Best Vietnamese Noodle Dishes
Vietnam is home to some of the finest noodle dishes in Asia. If it’s your first time to travel to the country, it can be overwhelming.
The streets are flooded with a variety of this dish. To help you distinguish which is which, here’s a list of best Vietnamese noodle dishes to start you with your food trip.
One of the best Vietnamese noodle dishes in the country is Pho. It is also the most well-known of all Vietnamese noodle dishes in the country.
In the morning, expect to see numerous stalls prepping fresh ingredients – broth, meat, veggies – for a bowl of Pho.
First time travelers believe that Pho is actually for breakfast, however, Pho can actually be eaten any time of the day.
Pho is perfected by mixing rice noodles, broth topped with herbs such as bean sprouts, basil, cilantro, onion and mint.
Food lovers can choose from among various beef cuts like tai (rare beef slices), bo vien (beef meatballs) and nam (well-cooked beef). You can also change beef for chicken for a more soothing broth.
Although Pho is widely cooked across the country, there are distinguishing characteristics of the broth from north and south.
Pho served in the southern part is sweeter and richer. Whereas the Pho of the north is plain and clear.
Bun bo Hue
Originated from central Vietnam, Bun bo Hue’s signature ingredients are pig and beef bones.
These are boiled together with lemongrass, sugar, annatto and shrimp paste.
Vendors would usually add a variety of stuff such as sliced brisket, crab balls and pork pie.
However, for some adventurous foodies, a few cubes of pig’s blood can add so much flavour into this dish.
When served, the dish is garnished with a tangle of vegetables like lime, scallion, cilantro, banana blossoms, mint, basil, and Vietnamese coriander.
However, if you don’t fancy hot and spicy food: the original version in Hue packs much more of a punch than the bun bo Hue served in Saigon or Hanoi.

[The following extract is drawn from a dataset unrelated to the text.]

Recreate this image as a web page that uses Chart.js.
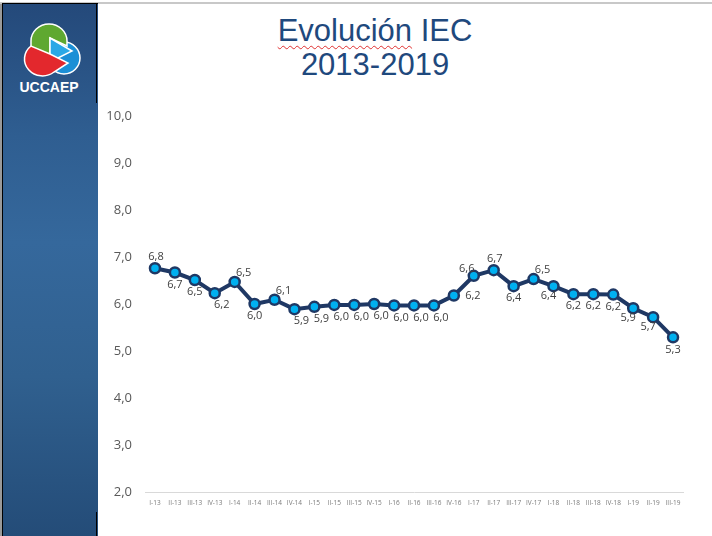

Furthermore, many vendors in Saigon make the broth a little sweet to fit local tastes.
A Ho Chi Minh local’s favourite breakfast and dinner are Hu Tieu. This noodle dish is available in almost all of the streets in the city.
From market stalls, roadside vendors, and restaurants, this simple dish is as popular as Pho in Hanoi. The seller immerses the noodles in boiling water quickly, places them into a bowl then fills it with clear, soothing broth which is made from pork bone, dried squid, sugar, and fish sauce.
Hu Tieu also has various toppings that can be added on to the dish such as minced pork with bean sprout, while others can be more time-consuming with duck, seafood, meatballs, and prawn. You have the liberty to choose your toppings and spices depending on your taste.
Aside from the typical bowl of broth, this dish also has a dry version. It is slightly chewy and comes with a stronger soy sauce. The toppings may include pork, pork ribs, pork offal, shrimp, squid, wonton dumplings, fried garlic, fried shallots, and scallions. But minced pork is a must-have ingredient.
Bun thit nuong cha gio
Bun thit nuong cha gio is Ho Chi Minh’s speedy solution to Hanoi’s pho noodle soup.
This dish is made of rice vermicelli and fresh vegetables such as bean sprout, diced cucumber, pickled radish, and chopped lettuce.
It is topped with lean grilled pork, fried crab spring rolls and crushed peanuts and pickled daikon and carrot.
Bun thit nuong cha gio is preferably eaten during midday. Vendors carefully choose meat with the right ratio of lean meat and fat before marinating to make sure the meat does not get too dry after being grilled.
Make sure to add a sprinkle of nuoc mam (fish sauce) – the perfect pair to Bun thit nuong cha gio.
A lifetime is not enough to taste all the banh canh available in the country. Every bowl has different toppings such as crab, fish cakes, shrimp, pork meat, snakehead fish, or beef balls with a lot of chopped onion and herbs.
Banh Canh are thick and are made from mixing rice and tapioca flours. The flour is rolled by hand and cut into long strands which are similar in appearance, but not in substance, to udon. Noodles then are thrown into the boiling pork bone broth to cook for a couple of minutes before serving.
Tapioca flour helps thicken the soup, giving it a distinctive gelatinous texture which is different from other noodles in this list.